LC-PDA/APCIitMS identification of algal carotenoid and oxysterol precursors to fatty acid esters in hydrolyzed extracts of the freshwater mussel Dreissena bugensis.

Carotenyl fatty acid esters (carotenyl-FAEs) were extracted in acetone from freeze-dried Dreissena bugensis (Lakes Erie and Ontario) and hydrolyzed to identify the carotenoid precursors. Analysis by liquid chromatography (LC) with photodiode array (PDA) and atmospheric pressure chemical ionization-ion trap mass spectrometry (APCIitMS) revealed the major hydrolysis products: fucoxanthinol (FOH) from fucoxanthin (FX, diatoms); mactraxanthin (MX) from violaxanthin (VX, chlorophytes); 4-fold higher levels of an unknown, tentatively identified as an adduct of two closely eluting C27H46O3 and C27H48O3 steryl triols. Enzymatic hydrolysis (Candida rugosa) of dreissenid extracts yielded FOH and MX, but residual carotenyl-FAEs remained. Alkaline hydrolysis yielded isoFOH, MX, and steryl triols, without residual carotenyl-FAEs: isoFOH decreased, but two FOH hemiketal by-products increased, when the dose of potassium hydroxide in methanol was too high. The PDA detector profiled carotenyl-FAEs and products of enzymatic and alkaline hydrolysis, without interference. The APCIitMS detector revealed carotenoid and oxysterol products of alkaline hydrolysis but was adversely affected by background from bile salts used for enzymatic hydrolysis. LC retention times and elution order were correlated to solubility parameters, calculated from the analyte structure, to cross-check MS interpretations. A multiple linear regression of LC retention times on solubility parameters for 12 carotenoid standards included FOH, isoFOH, and MX (r 2 0.97). The model revealed the close similarity of polar carotenoid metabolites to C27-steryl triols tentatively identified by APCIitMS, suggesting that further LC-MS analyses would be beneficial, to explicitly link oxysterols and the polar carotenoids, as metabolites of algal precursors in the dreissenid diet. Graphical abstract Methods of analysis and major neutral products of hydrolysis from fatty acid esters in D. bugensis.

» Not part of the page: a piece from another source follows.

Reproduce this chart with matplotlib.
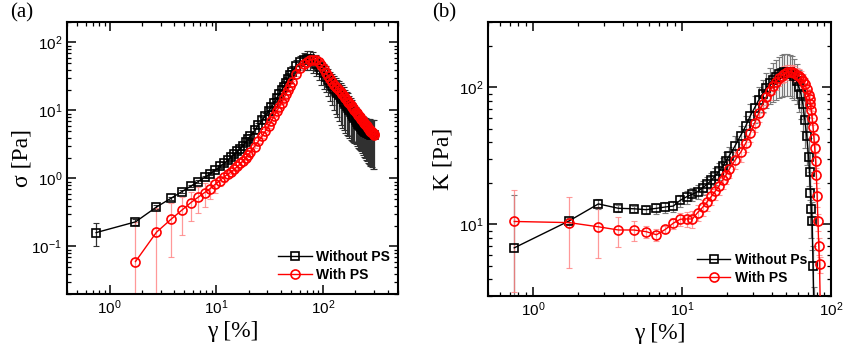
import numpy as np
import matplotlib
matplotlib.use("Agg")
import matplotlib.pyplot as plt
from matplotlib.ticker import LogLocator, NullFormatter

# ---------------- data: panel (a) ----------------
strain_a = [0.75, 1.75, 2.75, 3.75, 4.75, 5.75, 6.75, 7.75, 8.75, 9.75,
            10.75, 11.75, 12.75, 13.75, 14.75, 15.75, 16.75, 17.75, 18.75, 19.75, 20.75,
            22.75, 24.75, 26.75, 28.75, 30.75, 32.75, 34.75, 36.75, 38.75, 40.75,
            42.75, 44.75, 46.75, 48.75, 50.75,
            55.75, 60.75, 65.75, 70.75, 75.75, 80.75, 85.75, 90.75, 95.75,
            100.75, 105.75, 110.75, 115.75, 120.75, 125.75, 130.75, 135.75, 140.75, 145.75,
            150.75, 155.75, 160.75, 165.75, 170.75, 175.75, 180.75, 185.75, 190.75, 195.75,
            200.75, 205.75, 210.75, 215.75, 220.75, 225.75, 230.75, 235.75, 240.75, 245.75,
            250.75, 255.75, 260.75, 265.75, 270.75, 275.75, 280.75, 285.75, 290.75, 295.75,
            300.75]

sigma_without = [0.16, 0.23, 0.38, 0.51, 0.64, 0.77, 0.90, 1.04, 1.18, 1.33,
                 1.50, 1.67, 1.85, 2.05, 2.27, 2.50, 2.75, 3.05, 3.40, 3.80, 4.20,
                 5.1, 6.1, 7.2, 8.4, 9.8, 11.3, 13.0, 15.0, 17.5, 20.0,
                 22.5, 25.5, 29.0, 33.0, 37.0,
                 45.0, 51.0, 55.0, 57.0, 57.0, 54.0, 49.0, 44.0, 39.0,
                 35.0, 31.5, 28.5, 25.5, 23.0, 21.0, 19.5, 18.2, 17.0, 15.7,
                 14.5, 13.5, 12.5, 11.7, 11.0, 10.2, 9.5, 8.8, 8.2, 7.7,
                 7.2, 6.8, 6.4, 6.15, 5.9, 5.65, 5.4, 5.2, 5.0, 4.9,
                 4.8, 4.7, 4.6, 4.55, 4.5, 4.45, 4.4, 4.35, 4.3, 4.3,
                 np.nan]
sigma_without_err = [0.06, 0.02, 0.03, 0.03, 0.03, 0.03, 0.04, 0.04, 0.05, 0.05,
                     0.06, 0.07, 0.08, 0.09, 0.10, 0.12, 0.14, 0.16, 0.20, 0.25, 0.30,
                     0.40, 0.55, 0.70, 0.90, 1.1, 1.5, 2.0, 2.5, 3.2, 4.0,
                     4.8, 5.5, 6.3, 7.0, 8.0,
                     10.0, 12.0, 15.0, 17.0, 18.0, 18.0, 17.0, 16.0, 15.0,
                     14.0, 13.0, 12.3, 11.7, 11.0, 10.8, 10.5, 10.2, 10.0, 9.5,
                     9.0, 8.4, 7.8, 7.3, 6.8, 6.3, 5.8, 5.3, 4.8, 4.4,
                     4.0, 3.8, 3.6, 3.45, 3.3, 3.15, 3.0, 2.95, 2.9, 2.9,
                     2.9, 2.9, 2.9, 2.9, 2.9, 2.9, 2.9, 2.9, 2.9, 2.9,
                     np.nan]

sigma_with = [np.nan, 0.06, 0.162, 0.25, 0.342, 0.44, 0.53, 0.62, 0.71, 0.82,
              0.93, 1.05, 1.15, 1.25, 1.37, 1.50, 1.66, 1.83, 2.02, 2.23, 2.45,
              2.95, 3.55, 4.2, 5.0, 5.9, 7.0, 8.3, 9.8, 11.3, 13.0,
              15.0, 17.5, 20.0, 23.0, 26.0,
              34.0, 42.0, 48.0, 52.0, 55.0, 56.0, 55.0, 51.0, 46.0,
              41.0, 36.0, 32.0, 29.0, 26.0, 24.0, 22.5, 21.2, 20.0, 18.7,
              17.5, 16.4, 15.3, 14.4, 13.5, 12.7, 12.0, 11.3, 10.7, 10.1,
              9.6, 9.1, 8.7, 8.3, 7.9, 7.5, 7.2, 6.9, 6.6, 6.35,
              6.1, 5.85, 5.6, 5.4, 5.2, 5.05, 4.9, 4.75, 4.6, 4.5,
              4.4]
sigma_with_err = [np.nan, 0.17, 0.20, 0.18, 0.195, 0.20, 0.22, 0.24, 0.21, 0.20,
                  0.15, 0.15, 0.12, 0.10, 0.10, 0.10, 0.10, 0.11, 0.12, 0.13, 0.14,
                  0.16, 0.18, 0.20, 0.25, 0.30, 0.35, 0.40, 0.50, 0.55, 0.65,
                  0.75, 0.9, 1.0, 1.1, 1.3,
                  1.7, 2.1, 2.4, 2.6, 2.7, 2.8, 2.7, 2.5, 2.3,
                  2.0, 1.8, 1.6, 1.45, 1.3, 1.2, 1.1, 1.05, 1.0, 0.95,
                  0.9, 0.85, 0.8, 0.75, 0.7, 0.65, 0.6, 0.58, 0.55, 0.52,
                  0.5, 0.47, 0.45, 0.42, 0.4, 0.38, 0.36, 0.35, 0.33, 0.32,
                  0.3, 0.29, 0.28, 0.27, 0.26, 0.25, 0.25, 0.24, 0.23, 0.22,
                  0.22]

# ---------------- data: panel (b) ----------------
strain_b = [0.75, 1.75, 2.75, 3.75, 4.75, 5.75, 6.75, 7.75, 8.75, 9.75,
            10.75, 11.75, 12.75, 13.75, 14.75, 15.75, 16.75, 17.75, 18.75, 19.75, 20.75,
            22.75, 24.75, 26.75, 28.75, 30.75, 32.75, 34.75, 36.75, 38.75, 40.75,
            42.75, 44.75, 46.75, 48.75, 50.75, 52.75, 54.75, 56.75, 58.75, 60.75,
            62.75, 64.75, 66.75, 68.75, 70.75,
            71.75, 72.75, 73.75, 74.75, 75.75, 76.75, 77.75, 78.75, 79.75, 80.75,
            81.75, 82.75, 83.75, 84.75]

K_without = [6.74, 10.6, 14.1, 13.1, 13.0, 12.8, 13.1, 13.4, 13.6, 15.0,
             15.9, 16.6, 17.3, 18.5, 19.6, 21.0, 22.6, 24.5, 26.5, 29.0, 31.6,
             37.5, 44.5, 52.0, 62.0, 71.0, 81.0, 90.0, 99.0, 107.0, 114.0,
             120.0, 125.0, 128.0, 130.0, 130.0, 129.0, 126.0, 121.0, 112.0, 100.0,
             90.0, 75.0, 58.0, 44.0, 31.0,
             24.0, 17.0, 13.0, 10.5, 5.0, 2.5, np.nan, np.nan, np.nan, np.nan,
             np.nan, np.nan, np.nan, np.nan]
K_without_err = [9.7, 0.6, 1.2, 0.7, 0.6, 0.9, 1.1, 1.2, 1.3, 1.5,
                 1.7, 1.8, 2.0, 2.2, 2.5, 2.8, 3.1, 3.5, 4.0, 4.5, 5.0,
                 6.5, 8.0, 10.0, 13.0, 16.0, 20.0, 24.0, 28.0, 32.0, 36.0,
                 39.0, 41.0, 43.0, 44.0, 44.0, 43.0, 42.0, 40.0, 37.0, 34.0,
                 31.0, 27.0, 22.0, 17.0, 12.0,
                 9.0, 7.0, 5.0, 4.0, 2.0, 1.0, np.nan, np.nan, np.nan, np.nan,
                 np.nan, np.nan, np.nan, np.nan]

K_with = [10.5, 10.3, 9.6, 9.1, 9.1, 8.85, 8.4, 9.2, 10.2, 10.9,
          10.95, 10.95, 12.2, 13.3, 14.6, 16.0, 17.5, 19.1, 21.0, 23.0, 25.3,
          29.5, 33.5, 39.0, 46.5, 55.0, 65.0, 75.0, 85.0, 93.5, 102.0,
          110.0, 117.0, 122.0, 126.0, 129.0, 130.0, 129.0, 127.0, 124.0, 122.0,
          118.0, 112.0, 105.0, 97.0, 88.0,
          82.0, 76.0, 68.0, 60.0, 51.0, 43.0, 36.0, 29.0, 23.0, 16.0,
          10.5, 7.0, 5.1, 2.5]
K_with_err = [7.3, 5.5, 3.9, 2.3, 1.5, 0.9, 0.8, 0.6, 0.9, 1.2,
              1.4, 1.5, 1.6, 1.8, 2.0, 2.2, 2.4, 2.6, 2.9, 3.2, 3.5,
              4.2, 4.8, 5.5, 6.5, 7.5, 9.0, 10.0, 11.0, 12.0, 13.0,
              14.0, 15.0, 15.0, 16.0, 16.0, 16.0, 16.0, 16.0, 15.0, 15.0,
              14.0, 13.0, 12.0, 11.0, 10.0,
              9.0, 8.0, 8.0, 7.0, 6.0, 5.0, 4.5, 4.0, 3.0, 2.5,
              1.5, 1.0, 0.7, 0.3]

legend_a = ["Without PS", "With PS"]
legend_b = ["Without Ps", "With PS"]

# ---------------- styling ----------------
plt.rcParams['font.family'] = ['Liberation Sans', 'DejaVu Sans']
SERIF = ['Liberation Serif', 'DejaVu Serif']

fig = plt.figure(figsize=(8.49, 3.54), dpi=100)
ax1 = fig.add_axes([0.0789, 0.1695, 0.3899, 0.7684])
ax2 = fig.add_axes([0.5748, 0.1638, 0.4040, 0.7741])


def style_axis(ax):
    ax.set_xscale('log')
    ax.set_yscale('log')
    for s in ax.spines.values():
        s.set_linewidth(1.5)
    ax.tick_params(which='both', direction='in', top=True, right=True, labelsize=11)
    ax.tick_params(which='major', length=6.5, width=1.1)
    ax.tick_params(which='minor', length=3.2, width=0.9)
    ax.xaxis.set_minor_locator(LogLocator(base=10, subs=np.arange(2, 10) * 1.0, numticks=20))
    ax.yaxis.set_minor_locator(LogLocator(base=10, subs=np.arange(2, 10) * 1.0, numticks=20))
    ax.xaxis.set_minor_formatter(NullFormatter())
    ax.yaxis.set_minor_formatter(NullFormatter())


def draw(ax, x, yb, eb, yr, er, labels, ecol, anchor):
    x = np.asarray(x, float)
    ax.errorbar(x, yb, yerr=eb, fmt='none', ecolor=ecol, elinewidth=0.9,
                capsize=2.0, capthick=0.8, zorder=1)
    ax.plot(x, yb, color='black', lw=1.0, marker='s', ms=5.5, mfc='none',
            mec='black', mew=1.2, label=labels[0], zorder=3)
    ax.errorbar(x, yr, yerr=er, fmt='none', ecolor='#ff8080', elinewidth=0.9,
                capsize=2.0, capthick=0.8, alpha=0.8, zorder=2)
    ax.plot(x, yr, color='red', lw=1.0, marker='o', ms=6.5, mfc='none',
            mec='red', mew=1.2, label=labels[1], zorder=4)
    ax.legend(loc='lower right', bbox_to_anchor=anchor, frameon=False,
              handlelength=2.4, handletextpad=0.3, labelspacing=0.3,
              borderaxespad=0.0, borderpad=0.0,
              prop={'family': ['Liberation Sans'], 'weight': 'bold', 'size': 10})


style_axis(ax1)
draw(ax1, strain_a, sigma_without, sigma_without_err, sigma_with, sigma_with_err,
     legend_a, '#303030', (0.975, 0.045))
ax1.set_xlim(0.4, 500)
ax1.set_ylim(0.02, 200)

style_axis(ax2)
draw(ax2, strain_b, K_without, K_without_err, K_with, K_with_err,
     legend_b, '#7a7a7a', (0.93, 0.04))
ax2.set_xlim(0.5, 100)
ax2.set_ylim(3, 300)

for ax in (ax1, ax2):
    ax.set_xlabel('γ [%]', family=SERIF, fontsize=17)
    ax.xaxis.set_label_coords(0.5, -0.10)
ax1.set_ylabel('σ [Pa]', family=SERIF, fontsize=17)
ax1.yaxis.set_label_coords(-0.105, 0.5)
ax2.set_ylabel('K [Pa]', family=SERIF, fontsize=17)
ax2.yaxis.set_label_coords(-0.10, 0.5)

fig.text(0.012, 0.99, '(a)', family=SERIF, fontsize=15, va='top', ha='left')
fig.text(0.509, 0.99, '(b)', family=SERIF, fontsize=15, va='top', ha='left')

fig.savefig('out.png', dpi=100)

Separation and identification of fatty acid esters of algal carotenoid metabolites in the freshwater mussel Dreissena bugensis, by liquid chromatography with ultraviolet/visible wavelength and mass spectrometric detectors in series.

LC with photodiode array and APCI-ion trap mass spectrometry has made it possible to tentatively identify 76 carotenyl fatty acid esters (cFAEs) in solvent extracts from Dreissena bugensis, collected from Lake Erie: 16 mono- and 33 diFAEs of fucoxanthinol (FOH), and 27 diFAEs of mactraxanthin (MX). FOH and MX, previously identified in cFAE hydrolysates, were confirmed as parent carotenoids of the cFAEs, and as primary metabolites of fucoxanthin and violaxanthin, respectively, derived from diatoms and chlorophytes in the dreissenids' diet. The most abundant fatty acid substituents of cFAEs were 16:0 and 16:1; abundant fatty acid biomarkers were 16:1 and 20:5, from diatoms, and 17:0, from bacteria. Cleanup of solvent extracts by solid phase extraction (Florisil) was necessary to reduce neutral background lipids, which interfered with detection of MX-diFAEs by APCI(+), and detection of FOH-diFAEs by APCI(+/-). The FOH-monoFAEs, MX-diFAEs and FOH-diFAEs were found to elute in a well-defined chromatographic order, by two regression models for retention times increasing as a function of: i) increasing number of carbons but decreasing number of double bonds in the fatty acid and decreasing number of non-esterified OH-groups on the parent carotenoids; ii) increasing dispersive but decreasing polar and hydrogen-bonding interactions, described by solubility parameters calculated for each cFAE. The best separations of the dreissenid cFAEs, with free OH-groups decreasing from four to one, were achieved between 20 and 68min, using a C18-column and moderately polar mobile phase (acetone, water), to obtain a reverse-phase gradient with a 56% decrease in hydrogen-bonding interactions.